■ What needs to be done
Pick out every line with the word "that" and copy it.

■ Given entries
- - -

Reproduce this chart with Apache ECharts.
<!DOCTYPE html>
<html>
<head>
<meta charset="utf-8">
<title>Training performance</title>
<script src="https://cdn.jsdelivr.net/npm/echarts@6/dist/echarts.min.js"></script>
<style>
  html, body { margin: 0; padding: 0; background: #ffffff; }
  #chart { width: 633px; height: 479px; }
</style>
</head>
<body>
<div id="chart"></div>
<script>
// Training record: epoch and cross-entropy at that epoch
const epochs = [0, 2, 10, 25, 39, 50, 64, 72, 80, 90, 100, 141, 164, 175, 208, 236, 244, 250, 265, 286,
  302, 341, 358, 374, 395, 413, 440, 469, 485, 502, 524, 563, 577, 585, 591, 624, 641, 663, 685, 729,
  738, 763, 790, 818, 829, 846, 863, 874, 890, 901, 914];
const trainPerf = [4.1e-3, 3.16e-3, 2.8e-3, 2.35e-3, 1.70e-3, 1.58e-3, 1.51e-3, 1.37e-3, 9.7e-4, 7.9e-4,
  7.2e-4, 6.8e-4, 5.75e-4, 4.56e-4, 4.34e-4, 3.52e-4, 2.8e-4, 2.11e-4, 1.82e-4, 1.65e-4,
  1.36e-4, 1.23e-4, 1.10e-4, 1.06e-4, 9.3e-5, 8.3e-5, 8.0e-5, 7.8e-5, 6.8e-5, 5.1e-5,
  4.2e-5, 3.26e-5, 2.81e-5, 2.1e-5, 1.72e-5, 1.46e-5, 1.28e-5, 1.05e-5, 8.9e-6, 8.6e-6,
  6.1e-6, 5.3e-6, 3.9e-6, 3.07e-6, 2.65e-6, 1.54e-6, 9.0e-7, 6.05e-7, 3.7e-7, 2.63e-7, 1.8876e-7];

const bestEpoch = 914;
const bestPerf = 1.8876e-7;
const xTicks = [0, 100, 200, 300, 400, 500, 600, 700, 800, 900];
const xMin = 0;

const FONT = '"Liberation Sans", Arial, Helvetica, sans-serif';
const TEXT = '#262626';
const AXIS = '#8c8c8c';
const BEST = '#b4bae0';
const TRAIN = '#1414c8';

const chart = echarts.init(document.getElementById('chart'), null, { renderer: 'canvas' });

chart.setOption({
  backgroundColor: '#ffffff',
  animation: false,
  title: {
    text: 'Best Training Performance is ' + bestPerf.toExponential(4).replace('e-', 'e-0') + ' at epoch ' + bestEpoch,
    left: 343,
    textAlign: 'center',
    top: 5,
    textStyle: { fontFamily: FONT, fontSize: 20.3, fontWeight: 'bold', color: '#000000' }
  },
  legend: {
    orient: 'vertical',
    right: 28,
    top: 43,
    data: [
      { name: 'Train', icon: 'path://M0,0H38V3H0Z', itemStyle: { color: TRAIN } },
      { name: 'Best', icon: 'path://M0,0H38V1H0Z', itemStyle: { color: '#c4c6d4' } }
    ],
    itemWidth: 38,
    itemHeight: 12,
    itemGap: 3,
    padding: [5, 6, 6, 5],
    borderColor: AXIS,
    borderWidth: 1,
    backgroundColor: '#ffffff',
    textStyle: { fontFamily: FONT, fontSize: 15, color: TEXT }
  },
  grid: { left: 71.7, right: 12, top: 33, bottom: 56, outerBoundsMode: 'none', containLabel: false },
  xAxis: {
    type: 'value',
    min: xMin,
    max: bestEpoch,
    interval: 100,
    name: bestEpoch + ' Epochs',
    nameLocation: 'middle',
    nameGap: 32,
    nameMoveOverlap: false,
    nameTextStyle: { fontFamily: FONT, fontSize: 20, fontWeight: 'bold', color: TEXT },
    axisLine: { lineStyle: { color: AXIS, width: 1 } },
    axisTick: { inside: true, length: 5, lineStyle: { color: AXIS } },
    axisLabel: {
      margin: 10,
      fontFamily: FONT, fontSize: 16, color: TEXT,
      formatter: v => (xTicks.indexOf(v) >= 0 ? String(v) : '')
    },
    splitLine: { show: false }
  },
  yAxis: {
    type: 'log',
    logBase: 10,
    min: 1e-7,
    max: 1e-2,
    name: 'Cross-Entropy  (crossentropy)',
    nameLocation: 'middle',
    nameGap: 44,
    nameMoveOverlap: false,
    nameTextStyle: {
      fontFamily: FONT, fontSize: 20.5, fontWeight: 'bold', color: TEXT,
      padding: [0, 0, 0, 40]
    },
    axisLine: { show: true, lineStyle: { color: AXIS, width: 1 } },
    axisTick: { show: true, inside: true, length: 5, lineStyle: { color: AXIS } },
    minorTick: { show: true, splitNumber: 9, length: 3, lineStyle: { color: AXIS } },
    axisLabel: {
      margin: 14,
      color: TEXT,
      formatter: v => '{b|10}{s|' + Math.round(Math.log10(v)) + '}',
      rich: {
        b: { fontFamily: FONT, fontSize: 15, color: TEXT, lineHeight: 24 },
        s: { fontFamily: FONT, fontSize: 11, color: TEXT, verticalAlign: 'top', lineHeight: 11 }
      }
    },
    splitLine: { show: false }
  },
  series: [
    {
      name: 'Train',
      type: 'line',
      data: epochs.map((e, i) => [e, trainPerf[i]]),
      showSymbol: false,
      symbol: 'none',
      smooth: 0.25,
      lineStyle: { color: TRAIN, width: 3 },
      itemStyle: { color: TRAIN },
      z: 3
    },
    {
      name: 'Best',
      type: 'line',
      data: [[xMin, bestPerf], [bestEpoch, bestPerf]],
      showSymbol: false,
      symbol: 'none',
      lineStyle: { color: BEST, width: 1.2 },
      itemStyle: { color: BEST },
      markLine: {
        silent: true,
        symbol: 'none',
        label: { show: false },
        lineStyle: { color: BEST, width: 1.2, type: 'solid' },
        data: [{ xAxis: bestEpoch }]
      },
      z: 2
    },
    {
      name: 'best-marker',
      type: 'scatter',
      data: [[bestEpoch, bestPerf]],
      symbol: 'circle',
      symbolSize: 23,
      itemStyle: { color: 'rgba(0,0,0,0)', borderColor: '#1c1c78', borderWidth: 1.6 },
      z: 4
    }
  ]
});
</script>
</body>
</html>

- - -

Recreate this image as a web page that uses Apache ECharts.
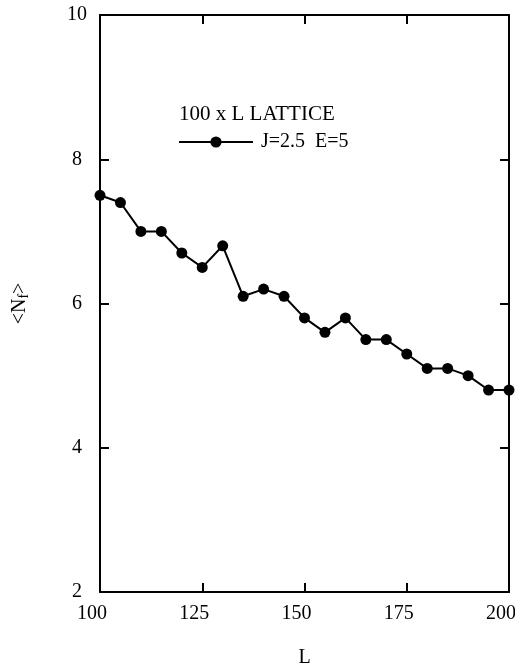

- - -

■ The result
// Training record: epoch and cross-entropy at that epoch
Recreate this image as a web page that uses Apache ECharts.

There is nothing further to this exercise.